> STATED TASK
Could the lines from the start of the data through the line with "(tA) at (528,20)" be set down exactly, with no pictures among them?

> SUPPLIED DATA
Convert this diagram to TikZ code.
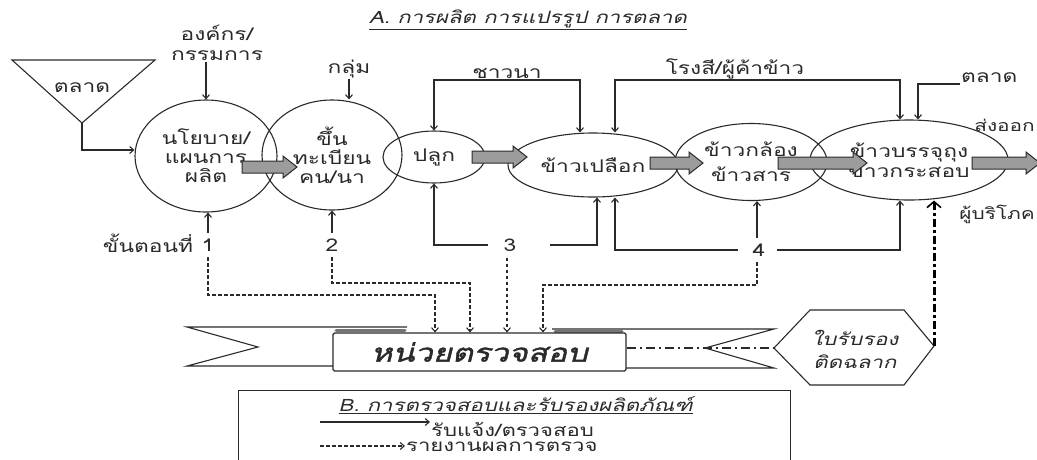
\documentclass[tikz,border=0pt]{standalone}
\usepackage{fontspec}
\setmainfont[Script=Thai]{Loma}
\newfontfamily\thaiw[Script=Thai,FakeStretch=1.3]{Loma}
\newfontfamily\thaiwi[Script=Thai,FakeStretch=1.3,FakeSlant=0.25]{Loma}
\newfontfamily\thaibi[Script=Thai,FakeStretch=1.3,FakeSlant=0.25,FakeBold=1.5]{Loma}
\usetikzlibrary{shapes.geometric,arrows.meta}
\definecolor{ink}{HTML}{2A2A2A}
\definecolor{barfill}{HTML}{9C9C9C}
\newcommand\blockarrow[3]{% x, y, length
  \draw[flowst] (#1,#2) ++(0,-6) -- ++({#3-14},0) -- ++(0,-5) -- ++(14,11)
    -- ++(-14,11) -- ++(0,-5) -- ++({14-#3},0) -- cycle;}
\begin{document}
\begin{tikzpicture}[x=1pt,y=-1pt,
  every node/.style={text=ink},
  lbl/.style={font=\thaiw\fontsize{17.5}{19}\selectfont, inner sep=1pt, align=center},
  edge lbl/.style={font=\thaiw\fontsize{16}{18}\selectfont, inner sep=0pt, anchor=east},
  num/.style={lbl, inner ysep=6pt},
  bubble/.style={ellipse, draw=ink, line width=1.1pt, inner sep=0pt, align=center,
    font=\thaiw\fontsize{17.5}{19}\selectfont},
  line/.style={draw=ink, line width=1.1pt},
  arr/.style={line, -{Straight Barb[length=4pt,width=7pt]}},
  darr/.style={arr, dash pattern=on 3.5pt off 2.5pt},
  flowst/.style={draw=ink, fill=barfill, line width=1pt, line join=miter},
]
\useasboundingbox (0,0) rectangle (1037,459);

% title A
\node[font=\thaiwi\fontsize{17}{19}\selectfont] (tA) at (528,20) {\underline{A. การผลิต การแปรรูป การตลาด}};

% market funnel
\draw[line] (12,60) -- (155,60) -- (82,123) -- cycle;
\node[lbl] (mkt) at (82,88) {ตลาด};
\coordinate (apex) at (82,123);

% bubbles
\node[bubble, minimum width=142pt, minimum height=112pt] (e1) at (206,156) {นโยบาย/\\แผนการ\\ผลิต};
\node[bubble, minimum width=140pt, minimum height=110pt] (e2) at (332,155) {ขึ้น\\ทะเบียน\\คน/นา};
\node[bubble, minimum width=102pt, minimum height=52pt] (e3) at (434,157) {ปลูก};
\node[bubble, minimum width=170pt, minimum height=64pt] (e4) at (593,165) {ข้าวเปลือก};
\node[bubble, minimum width=152pt, minimum height=77pt] (e5) at (751,162) {ข้าวกล้อง\\[6pt]ข้าวสาร};
\node[bubble, minimum width=198pt, minimum height=80pt] (e6) at (909,160) {ข้าวบรรจุถุง\\ข้าวกระสอบ};

% flow arrows
\blockarrow{242}{167}{55}
\blockarrow{472}{157}{55}
\blockarrow{650}{163}{53}
\blockarrow{778}{163}{89}
\blockarrow{972}{163}{68}

\draw[arr] (apex) |- ([yshift=6pt]e1.west);

% top labels
\node[lbl] (org) at (217,43) {องค์กร/\\[1pt]กรรมการ};
\draw[arr] (org.south -| e1.north) -- (e1.north);
\node[lbl] (grp) at (349,69) {กลุ่ม};
\draw[arr] (grp.south) -- (grp.south |- e2.north);
\node[lbl, anchor=south] (farm) at (507,80) {ชาวนา};
\draw[arr] (farm.south) -| (e3.north);
\draw[arr] (farm.south) -| ([xshift=-13pt]e4.north);
\node[lbl, anchor=south] (mill) at (735,80) {โรงสี/ผู้ค้าข้าว};
\draw[arr] (mill.south) -| ([xshift=22pt]e4.north);
\draw[arr] (mill.south) -| ([xshift=-9pt]e6.north);
\node[lbl, anchor=south west] (mkt2) at (960,84) {ตลาด};
\draw[arr] (mkt2.south west) -| ([xshift=9pt]e6.north);
\node[edge lbl] (exp) at (1035,125) {ส่งออก};
\node[edge lbl] (cons) at (1035,214) {ผู้บริโภค};

% banner
\draw[line] (407,327) -- (187,327) -- (258,347) -- (187,366) -- (333,366);
\draw[line] (552,329) -- (774,329) -- (705,348) -- (774,368) -- (626,368);
\draw[draw=ink!65, line width=3pt, line cap=round] (336,330.5) -- (405,330.5);
\draw[draw=ink!65, line width=3pt, line cap=round] (555,331) -- (622,331);
\node[draw=ink, line width=1.1pt, rounded corners=1.5pt, minimum width=293pt, minimum height=38pt,
  inner sep=0pt, font=\thaibi\fontsize{25}{26}\selectfont] (insp) at (479.5,352) {หน่วยตรวจสอบ};

% certificate hexagon
\coordinate (certL) at (774,348);
\coordinate (certR) at (934,346);
\draw[line] (certL) -- (810,310) -- (904,310) -- (certR) -- (904,385) -- (810,385) -- cycle;
\node[font=\thaiwi\fontsize{17}{23}\selectfont, align=center] (cert) at (855,349) {ใบรับรอง\\ติดฉลาก};
\draw[line, dash pattern=on 9pt off 4pt on 2pt off 4pt] (certL -| insp.east) -- (certL);
\draw[draw=black, line width=3pt, dash pattern=on 8pt off 3pt on 3pt off 3pt,
  -{Straight Barb[length=6pt,width=14pt,line width=1.6pt]}] (certR) -- (certR |- e6.south);

% steps
\node[lbl] (step) at (148,243) {ขั้นตอนที่};
\node[num] (n1) at (208,245) {1};
\node[num] (n2) at (332,245) {2};
\node[num, inner xsep=15pt] (n3) at (510,245) {3};
\node[num, inner xsep=11pt] (n4) at (759,250) {4};
\coordinate (d1) at (435,295);
\coordinate (d2) at (470,283);
\coordinate (d4) at (543,285);

\draw[arr] (n1.north) -- (n1.north |- e1.south);
\draw[darr] (n1.south) |- (d1) -- (d1 |- insp.north);
\draw[arr] (n2.north) -- (n2.north |- e2.south);
\draw[darr] (n2.south) |- (d2) -- (d2 |- insp.north);
\draw[arr] (n3.west) -| (e3.south);
\draw[arr] ([xshift=18pt]n3.east) -| ([xshift=4pt]e4.south);
\draw[darr] ([xshift=-3pt]n3.south) -- ([xshift=-3pt]n3.south |- insp.north);
\draw[arr] ([xshift=-3pt]n4.west) -| ([xshift=22pt]e4.south);
\draw[arr] (n4.east) -| ([xshift=-9pt]e6.south);
\draw[arr] ([xshift=-2pt]n4.north) -- ([xshift=-2pt]n4.north |- e5.south);
\draw[darr] ([xshift=-2pt]n4.south) |- (d4) -- (d4 |- insp.north);

% legend
\node[draw=ink, line width=1.1pt, minimum width=552pt, minimum height=85pt, anchor=north west, inner sep=0pt] (legbox) at (238,390) {};
\node[font=\thaiwi\fontsize{17}{19}\selectfont, anchor=west] (tB) at (335,405) {\underline{B. การตรวจสอบและรับรองผลิตภัณฑ์}};
\node[font=\thaiw\fontsize{17}{19}\selectfont, anchor=west, inner sep=1pt] (leg1) at (430,429) {รับแจ้ง/ตรวจสอบ};
\node[font=\thaiw\fontsize{17}{19}\selectfont, anchor=west, inner sep=1pt] (leg2) at (405,447) {รายงานผลการตรวจ};
\coordinate (l1s) at (320,422);
\coordinate (l2s) at (320,446);
\draw[arr] (l1s) -- (l1s -| leg1.west);
\draw[darr] (l2s) -- (l2s -| leg2.west);
\end{tikzpicture}
\end{document}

> TASK SOLUTION
Convert this diagram to TikZ code.
\documentclass[tikz,border=0pt]{standalone}
\usepackage{fontspec}
\setmainfont[Script=Thai]{Loma}
\newfontfamily\thaiw[Script=Thai,FakeStretch=1.3]{Loma}
\newfontfamily\thaiwi[Script=Thai,FakeStretch=1.3,FakeSlant=0.25]{Loma}
\newfontfamily\thaibi[Script=Thai,FakeStretch=1.3,FakeSlant=0.25,FakeBold=1.5]{Loma}
\usetikzlibrary{shapes.geometric,arrows.meta}
\definecolor{ink}{HTML}{2A2A2A}
\definecolor{barfill}{HTML}{9C9C9C}
\newcommand\blockarrow[3]{% x, y, length
  \draw[flowst] (#1,#2) ++(0,-6) -- ++({#3-14},0) -- ++(0,-5) -- ++(14,11)
    -- ++(-14,11) -- ++(0,-5) -- ++({14-#3},0) -- cycle;}
\begin{document}
\begin{tikzpicture}[x=1pt,y=-1pt,
  every node/.style={text=ink},
  lbl/.style={font=\thaiw\fontsize{17.5}{19}\selectfont, inner sep=1pt, align=center},
  edge lbl/.style={font=\thaiw\fontsize{16}{18}\selectfont, inner sep=0pt, anchor=east},
  num/.style={lbl, inner ysep=6pt},
  bubble/.style={ellipse, draw=ink, line width=1.1pt, inner sep=0pt, align=center,
    font=\thaiw\fontsize{17.5}{19}\selectfont},
  line/.style={draw=ink, line width=1.1pt},
  arr/.style={line, -{Straight Barb[length=4pt,width=7pt]}},
  darr/.style={arr, dash pattern=on 3.5pt off 2.5pt},
  flowst/.style={draw=ink, fill=barfill, line width=1pt, line join=miter},
]
\useasboundingbox (0,0) rectangle (1037,459);

% title A
\node[font=\thaiwi\fontsize{17}{19}\selectfont] (tA) at (528,20) {\underline{A. การผลิต การแปรรูป การตลาด}};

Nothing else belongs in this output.